I'm having trouble understanding the proof of Proposition 1.1.12 ("Minimum speed") in Fisher & Hasselblatt's Hyperbolic Flows.
Proposition $1.1.12$ ("Minimum speed"). If $\Phi$ is a continuous flow without fixed points on a compact space, then there is a $T_0 > 0$ such that for any $t \in (0, T_0)$ there is a $\gamma_t>0$ with $d(\varphi^t(x),x) \geqslant \gamma_t$ for all $x$.

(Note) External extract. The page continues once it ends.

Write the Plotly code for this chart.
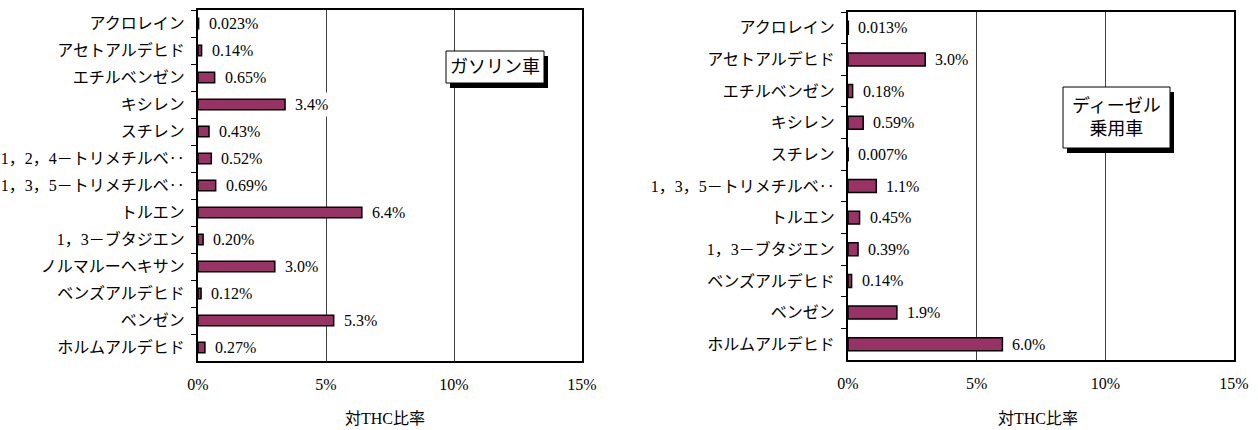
import plotly.graph_objects as go

# ---- data ----
gas_categories = ["アクロレイン", "アセトアルデヒド", "エチルベンゼン", "キシレン", "スチレン",
                  "1，2，4－トリメチルベ‥", "1，3，5－トリメチルベ‥", "トルエン",
                  "1，3－ブタジエン", "ノルマルーヘキサン", "ベンズアルデヒド", "ベンゼン",
                  "ホルムアルデヒド"]
gas_values = [0.023, 0.14, 0.65, 3.4, 0.43, 0.52, 0.69, 6.4, 0.20, 3.0, 0.12, 5.3, 0.27]
gas_labels = ["0.023%", "0.14%", "0.65%", "3.4%", "0.43%", "0.52%", "0.69%", "6.4%",
              "0.20%", "3.0%", "0.12%", "5.3%", "0.27%"]

dsl_categories = ["アクロレイン", "アセトアルデヒド", "エチルベンゼン", "キシレン", "スチレン",
                  "1，3，5－トリメチルベ‥", "トルエン", "1，3－ブタジエン",
                  "ベンズアルデヒド", "ベンゼン", "ホルムアルデヒド"]
dsl_values = [0.013, 3.0, 0.18, 0.59, 0.007, 1.1, 0.45, 0.39, 0.14, 1.9, 6.0]
dsl_labels = ["0.013%", "3.0%", "0.18%", "0.59%", "0.007%", "1.1%", "0.45%", "0.39%",
              "0.14%", "1.9%", "6.0%"]

x_tickvals = [0, 5, 10, 15]
x_ticktext = ["0%", "5%", "10%", "15%"]
axis_title = "対THC比率"
gas_box = "ガソリン車"
dsl_box = "ディーゼル<br>乗用車"

W, H = 1258, 430
FONT = "Liberation Serif, Noto Sans CJK JP, serif"
BAR = "#993366"

fig = go.Figure()
fig.add_trace(go.Bar(x=gas_values, y=gas_categories, orientation="h", width=0.38,
                     marker=dict(color=BAR, line=dict(color="black", width=1.5)),
                     xaxis="x", yaxis="y", showlegend=False))
fig.add_trace(go.Bar(x=dsl_values, y=dsl_categories, orientation="h", width=0.41,
                     marker=dict(color=BAR, line=dict(color="black", width=1.5)),
                     xaxis="x2", yaxis="y2", showlegend=False))

annotations = []
for v, c, t in zip(gas_values, gas_categories, gas_labels):
    annotations.append(dict(x=v, y=c, xref="x", yref="y", text=t, showarrow=False,
                            xanchor="left", xshift=6, bgcolor="white", borderpad=3,
                            font=dict(family=FONT, size=16, color="black")))
for v, c, t in zip(dsl_values, dsl_categories, dsl_labels):
    annotations.append(dict(x=v, y=c, xref="x2", yref="y2", text=t, showarrow=False,
                            xanchor="left", xshift=6, bgcolor="white", borderpad=3,
                            font=dict(family=FONT, size=16, color="black")))


def px(x):
    return x / W


def py(y):
    return 1 - y / H


shapes = []


def textbox(x0, y0, x1, y1, text):
    shapes.append(dict(type="rect", xref="paper", yref="paper",
                       x0=px(x0 + 4), x1=px(x1 + 4), y0=py(y1 + 5), y1=py(y0 + 5),
                       fillcolor="black", line=dict(width=0), layer="above"))
    shapes.append(dict(type="rect", xref="paper", yref="paper",
                       x0=px(x0), x1=px(x1), y0=py(y1), y1=py(y0),
                       fillcolor="white", line=dict(color="black", width=1), layer="above"))
    annotations.append(dict(x=px((x0 + x1) / 2), y=py((y0 + y1) / 2), xref="paper", yref="paper",
                            text=text, showarrow=False, xanchor="center", yanchor="middle",
                            font=dict(family=FONT, size=18, color="black")))


textbox(446, 51, 544, 83, gas_box)
textbox(1063, 87, 1170, 148, dsl_box)

# axis titles
annotations.append(dict(x=px(385), y=py(418), xref="paper", yref="paper", text=axis_title,
                        showarrow=False, xanchor="center", yanchor="middle",
                        font=dict(family=FONT, size=16, color="black")))
annotations.append(dict(x=px(1038), y=py(418), xref="paper", yref="paper", text=axis_title,
                        showarrow=False, xanchor="center", yanchor="middle",
                        font=dict(family=FONT, size=16, color="black")))

xaxis_common = dict(range=[0, 15], tickvals=x_tickvals, ticktext=x_ticktext,
                    showgrid=True, gridcolor="#404040", gridwidth=1, zeroline=False,
                    showline=True, linecolor="black", linewidth=2, mirror=True,
                    ticks="", ticklabelstandoff=8, fixedrange=True, automargin=False,
                    tickfont=dict(family=FONT, size=16, color="black"))
yaxis_common = dict(autorange="reversed", type="category", showgrid=False, zeroline=False,
                    showline=True, linecolor="black", linewidth=2, mirror=True,
                    ticks="outside", tickson="boundaries", ticklen=5, tickcolor="black",
                    tickwidth=1, ticklabelstandoff=8, automargin=False, fixedrange=True,
                    tickfont=dict(family=FONT, size=16, color="black"))

fig.update_layout(
    width=W, height=H, margin=dict(l=0, r=0, t=0, b=0),
    paper_bgcolor="white", plot_bgcolor="white",
    xaxis=dict(domain=[px(198), px(582)], anchor="y", **xaxis_common),
    yaxis=dict(domain=[py(361), py(10)], anchor="x", **yaxis_common),
    xaxis2=dict(domain=[px(848), px(1234)], anchor="y2", **xaxis_common),
    yaxis2=dict(domain=[py(360), py(12)], anchor="x2", **yaxis_common),
    annotations=annotations, shapes=shapes, bargap=0.6,
    font=dict(family=FONT, color="black"),
)

fig.write_html("out.html", config={"displayModeBar": False},
               post_script="document.body.style.margin='0';document.body.style.overflow='hidden';")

Proof. If $t$ is such that for all $n \in \mathbb{N}$ there is an $x_n$ with $d(\varphi^t(x_n),x_n) < 1/n$, then an accumulation point $x$ of the $x_n$ satisfies $d(\varphi^t(x),x)=0$. If there is no periodic point, let $T_0:= 1$, otherwise $T_0 := \inf\{t>0 \mid \exists \ x \in X : \varphi^t(x)=x\}>0. \quad \square $
In particular, I'm having trouble connecting the first and second sentences in the proof. I understand why $T_0$ can be chosen arbitrarily when there's no periodic orbit, but I am struggling to prove that $T_0 > 0$ when there's an orbit. I've tried by contradiction, which gives a sequence of $t_n$, $x_n$ for which $\varphi^{t_n}(x_n) = x_n$ and $t_n \to 0$, and extracted a convergent subsequence with a limit point $x$. I feel that $x$ should be an equilibrium point (since it is surrounded by periodic orbits of increasingly small period), which would yield the appropriate contradiction, but I'm having trouble showing this rigorously.
Is this approach on the right track? Is it connected with the first sentence of Hasselblatt's proof?